Is Part B compulsory for every e-way bill?

Part B is generally required for road movement. However, Part B is not required for specified short-distance movements up to 50 km within the same state or UT. Kerala’s special gold e-way bill also does not require Part B.

Can I generate an e-way bill for an invoice older than 180 days?

No. From January 1, 2025, the e-way bill portal does not allow generation for invoices, delivery challans or other documents older than 180 days.

Can one e-way bill be used for multiple vehicles?

If goods are transferred from one vehicle to another during transit, Part B must be updated before further movement. For multiple consignments in one vehicle, a consolidated e-way bill may be generated using the individual e-way bill numbers.

Is e-way bill required for personal household goods?
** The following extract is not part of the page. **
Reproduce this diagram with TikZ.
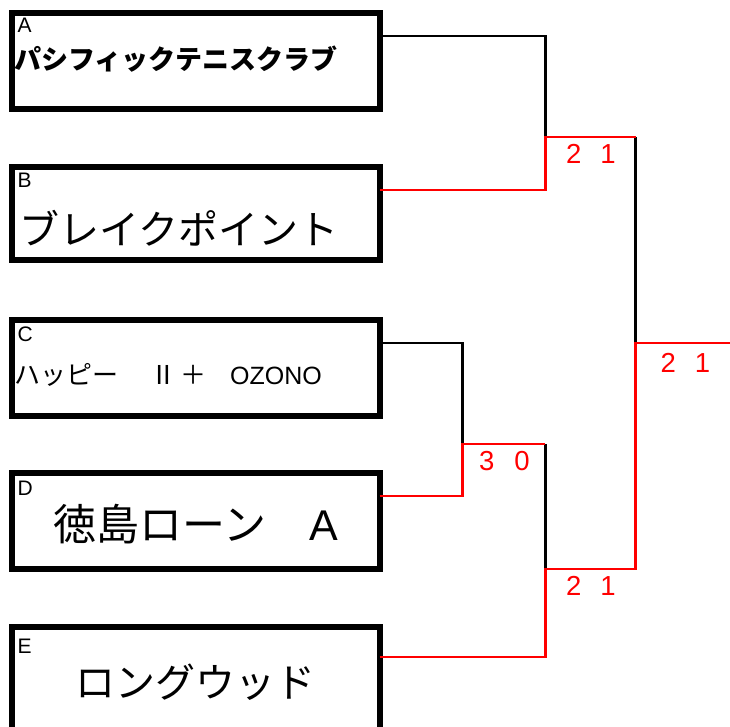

Used personal and household effects are covered under the exemption list. However, proper supporting documents should be carried during movement to show that the goods are personal effects and not taxable supply.

Is e-way bill required for exempt goods?

Goods fully covered under the exemption categories do not require e-way bill. If an invoice contains both taxable and exempt goods, the exempt goods value is excluded while calculating consignment value for e-way bill threshold.